Violist Stefanie Farrands will use the $20,000 scholarship to commission new works for her instrument.

The Principal Violist of the Tasmanian Symphony Orchestra Stefanie Farrands has won the prestigious Freedman Classical Fellowship 2016 following a performance in the ABC’s Eugene Goossens Hall on Saturday. The $20,000 scholarship will allow her to commission new Australian repertoire for the viola and promote it internationally through recordings and performances.

Competing against two other finalists – percussionist Kaylie Melville and pianist Alex Raineri – Farrands performed a recital, broadcast live on ABC Classic FM, in which she premiered a brand new work by Australian composer Natalie Williams, Talking Points, Miniature Suite for Viola and Piano.
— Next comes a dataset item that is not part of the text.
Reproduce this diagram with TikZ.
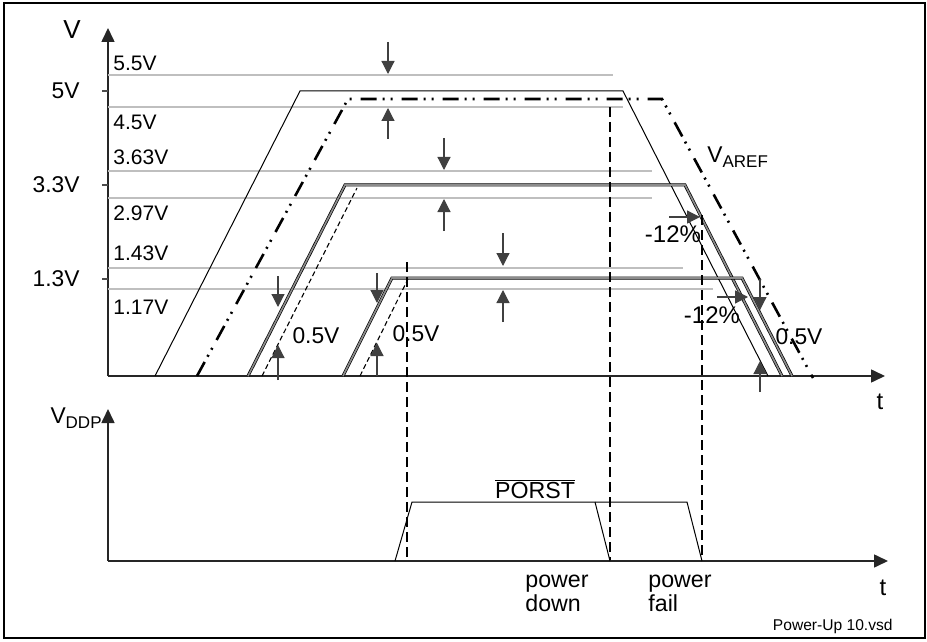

Stefanie Farrands, photo © Karen Steains

“It was an honour to give the world premiere of Natalie Williams’ Talking Points,” Farrands told Limelight. “I felt so lucky to have her write this gorgeous little suite for me. I can’t express how much of an honour it is to bring a new work to the concert stage. She did me such a wonderful favour, so I wanted to play them for her. She is a beautiful composer and her zest for life and openness to all possibilities is a huge inspiration to me.”

The judges – Claire Edwardes (a previous winner of the award), Matthew Hindson and Timothy Matthies – commented: “Stefanie’s performance was natural, confident and utterly convincing. She showed depth of musicality and an ability to convey extreme technical facility to the audience.”

The Freedman Classical Fellowship is an annual prize that awards an instrumentalist up to 30 years of age with a scholarship to undertake a career-enhancing project. Previous winners have included oud player Joseph Tawadros, guitarist Karin Schaupp, recorder player Genevieve Lacey, didgeridoo player William Barton, flautist Lina Andonovska and pianist Tamara Anna Cislowska. Last year’s winner was clarinetist and bass clarinetist Aviva Endean. The award is funded by the Freedman Foundation, administered by the Sydney Improvised Music Association and organised by the Music Trust.

“The Freedman Fellowship, unlike most competitions for classical performers, makes no requirement that candidates perform particular works or composers or even classical genres,” said Director of the Music Trust, Richard Letts. “We invite them to programme the music that best shows their ability and musical interests. It is very interesting, in these circumstances, that we do not hear much Rachmaninov. These young Australian performers have a strong interest in the music of our time, often written by Australian composers. Indeed, in the finalists’ concert, of the five composers represented in the programme, three were women. And all but one of the works were contemporary and one was a world premiere!”

“I feel so lucky to have been given such a life changing opportunity,” said Farrands. “It’s an honour to be able to be part of the creative process of commissioning works for the viola by Australian composers and become a bigger part in championing the viola and adding works to it’s repertoire. Australian Composer and violist Brett Dean will act as a mentor throughout the project- and I couldn’t imagine a better person to help me along this journey.”

“Stefanie will be a very effective champion for her instrument,” the judges said. “She believes there is a shortage of solo viola repertoire and is very committed to a project to commission new Australian repertoire and to promote it internationally. In Brett Dean, perhaps Australia’s most famous living composer and himself a violist of international distinction, she has chosen a mentor of the highest possible calibre.”

“My heart lies in chamber music,” said Farrands, “it is what motivates me and fires me to develop and grow. It is what made me fall in love with the viola. Having such an opportunity to expand my artistic abilities will only make me stronger and give me the chance to be on a world platform where I can simply be me.”